The fourth annual Korean International Boat Show will be held June 8-12 at the Jeongok Marine Complex in South Korea.
This area of the western coast is the industrial and commercial center of Korea and is scheduled for marine-related developments that include a marine industrial complex, new marinas with associated retail and support infrastructure and new tourist attractions that include the biggest Universal Studios marine theme park ever built, organizers said.
Gyeonngi Province, where the show will take place, is "the major energy" behind the new Korean leisure marine industrial revolution, organizers said. The show is close to Hwaesong City, about 60 miles west of Seoul City center and within easy reach of more than 24 million potential boaters.
Tim Coventry, a British-based industry veteran who assists the government in its efforts to promote recreational boating, was in the United States last week attending the Palm Beach (Fla.) International Boat Show. He met with industry officials in Florida to discuss their attending and exhibiting in South Korea.
"There's a small scattering of people who are really, really looking for new opportunities," he told Soundings Trade Only. "The boats that I think are prime target to get into Korea are the up-to-10 meter, sportfishing-type boats. It's the product that will catch on the fastest because they're quite easy to use and understand. They'll do all the things that a new Korean boater will want them to do and they're affordable."
Coventry acknowledged that the show is a tough sell, as many vendors seemed satisfied with staying in the domestic market and might not want to take a risk or spend money. Also, it is late March, possibly too late for some companies to make those sorts of travel plans.
"I got very good interest from three companies [last Thursday] and I think that one of them will exhibit. Two will come as visitors, just to look at the market and meet people," he said.

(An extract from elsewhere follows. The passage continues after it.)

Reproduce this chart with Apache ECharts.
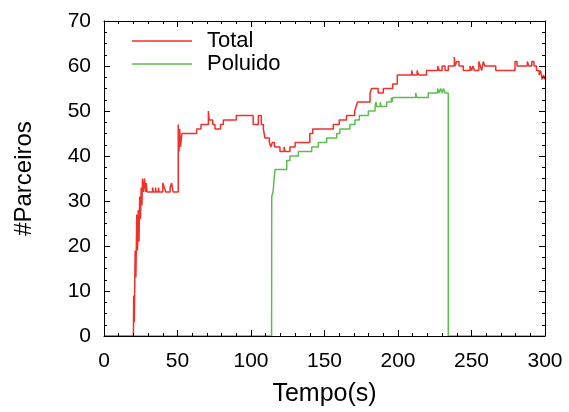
<!DOCTYPE html>
<html>
<head>
<meta charset="utf-8">
<script src="https://cdn.jsdelivr.net/npm/echarts@6/dist/echarts.min.js"></script>
<style>
html, body { margin: 0; padding: 0; background: #fff; }
#chart { width: 569px; height: 412px; }
</style>
</head>
<body>
<div id="chart"></div>
<script>
// series names
var nomes = ['Total', 'Poluido'];

// Total: tempo (s) e numero de parceiros
var tempoTotal = [0, 20, 20.2, 20.6, 21.2, 21.7, 22.3, 22.8, 23.3, 23.8, 24.3, 24.8, 25.3, 25.8, 26.2, 26.7, 27.6, 28.2, 28.7, 29.3,
    33, 33.6, 35, 35.5, 37, 37.5, 40, 41, 42, 45, 46, 47, 50.5, 51, 51.5, 52, 53, 63, 66, 71, 71.6, 74, 75.5, 79.3, 81.2, 90,
    101.5, 105, 107, 108.4, 109.5, 112.5, 113.5, 114.5, 116, 119.7, 122.5, 123.2, 126.5, 130, 140, 142, 156, 160, 165,
    170.5, 171.5, 172.5, 181, 182, 186.5, 190, 196.4, 199.5, 209.3, 210, 213, 214, 219.4, 227, 228, 230, 232, 234.2,
    238.3, 238.8, 240, 241.5, 244.4, 249, 250, 251, 252, 255, 256, 257, 258, 259, 266.5, 279.6, 281, 288, 289, 291,
    292.5, 294.2, 296, 297, 298, 299, 300];
var parcTotal = [0, 0, 9, 3, 19, 13, 27, 19, 28, 21, 31, 26, 33, 29, 35, 32, 35, 32, 34, 32,
    33, 32, 33, 32, 33, 32, 34, 33, 32, 33, 34, 32, 47, 41, 46, 42, 45, 46, 47, 50, 48, 47, 46, 47, 48, 49,
    47, 49, 47, 46, 44, 43, 42, 43, 42, 41, 42, 41, 42, 43, 45, 46, 47, 48, 49,
    50, 51, 52, 54, 55, 54, 55, 56, 58, 59, 58, 59, 58, 59, 60, 59, 60, 59, 60,
    62, 60, 61, 60, 59, 60, 59, 60, 59, 61, 60, 59, 61, 60, 59, 61, 60, 61, 60, 61,
    60, 59, 58, 59, 57, 58, 57];

// Poluido
var tempoPoluido = [0, 114, 114.1, 115, 116.3, 124.3, 126.5, 132.2, 141.3, 145.8, 151.5, 158.3, 160.5, 167.3, 170.7, 173.7,
    179.8, 184.4, 185, 185.5, 188, 188.5, 192.3, 195.5, 196, 196.5, 212, 212.8, 220.6, 227, 227.8, 229, 230, 231, 232,
    234.2, 300];
var parcPoluido = [0, 0, 31, 32, 37, 39, 40, 41, 42, 43, 44, 45, 46, 47, 48, 49,
    50, 51, 52, 51, 52, 51, 52, 53, 52, 53, 54, 53, 54, 55, 54, 55, 54, 55, 54,
    0, 0];

function junta(t, v) {
    var out = [];
    for (var i = 0; i < t.length; i++) out.push([t[i], v[i]]);
    return out;
}

var fonte = '"Liberation Sans", Arial, sans-serif';

var eixoBase = {
    axisLine: { show: true, onZero: false, lineStyle: { color: '#000', width: 1 } },
    axisTick: { show: true, inside: true, length: 6, lineStyle: { color: '#000' } },
    splitLine: { show: false },
    z: 5
};

var option = {
    animation: false,
    backgroundColor: '#fff',
    grid: { left: 104, right: 24, top: 21, bottom: 73 },
    legend: {
        orient: 'vertical',
        left: 127,
        top: 25,
        icon: 'rect',
        itemWidth: 60,
        itemHeight: 1.5,
        itemGap: 1,
        data: nomes,
        textStyle: { fontFamily: fonte, fontSize: 22, color: '#000', lineHeight: 22, padding: [0, 0, 0, 10] }
    },
    xAxis: [
        Object.assign({}, eixoBase, {
            type: 'value', min: 0, max: 300, interval: 50,
            minorTick: { show: true, splitNumber: 5, length: 3, lineStyle: { color: '#000' } },
            name: 'Tempo(s)', nameLocation: 'middle', nameGap: 46,
            nameTextStyle: { fontFamily: fonte, fontSize: 25, color: '#000' },
            axisLabel: { fontFamily: fonte, fontSize: 21, color: '#000', margin: 15 }
        }),
        Object.assign({}, eixoBase, {
            type: 'value', min: 0, max: 300, interval: 50, position: 'top',
            minorTick: { show: true, splitNumber: 5, length: 3, lineStyle: { color: '#000' } },
            axisLabel: { show: false }
        })
    ],
    yAxis: [
        Object.assign({}, eixoBase, {
            type: 'value', min: 0, max: 70, interval: 10,
            minorTick: { show: true, splitNumber: 4, length: 3, lineStyle: { color: '#000' } },
            name: '#Parceiros', nameLocation: 'middle', nameGap: 68, nameRotate: 90,
            nameTextStyle: { fontFamily: fonte, fontSize: 24, color: '#000' },
            axisLabel: { fontFamily: fonte, fontSize: 21, color: '#000', margin: 13 }
        }),
        Object.assign({}, eixoBase, {
            type: 'value', min: 0, max: 70, interval: 10, position: 'right',
            minorTick: { show: true, splitNumber: 4, length: 3, lineStyle: { color: '#000' } },
            axisLabel: { show: false }
        })
    ],
    series: [
        {
            name: 'Total', type: 'line', step: 'end', symbol: 'none',
            data: junta(tempoTotal, parcTotal),
            lineStyle: { color: '#f0302a', width: 1.5 },
            itemStyle: { color: '#f0302a' }
        },
        {
            name: 'Poluido', type: 'line', step: 'end', symbol: 'none',
            data: junta(tempoPoluido, parcPoluido),
            lineStyle: { color: '#5cbd4e', width: 1.5 },
            itemStyle: { color: '#5cbd4e' }
        }
    ]
};

var myChart = echarts.init(document.getElementById('chart'));
myChart.setOption(option);
</script>
</body>
</html>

The show offers an incentive package for exhibitors or industry visitors, which includes free hotel accommodations and all local transportation. Trade buyers or potential investors can receive as much as a 50 percent contribution toward airfare up to $1,000.
Coventry said there's a rush to build marinas in South Korea with the government and private developers sponsoring projects. A state-of-the-art marina recently opened in Seoul on the Han River and all 60 slips are sold. A second phase of construction is planned for that marina and two other marinas are under construction in that area.
Also, he noted, Korean laws now allow foreign ownership of coastal lands.
"There's a real opportunity now," he said. "I think that over this next year the people who get out there and get going quickly are really going to do well."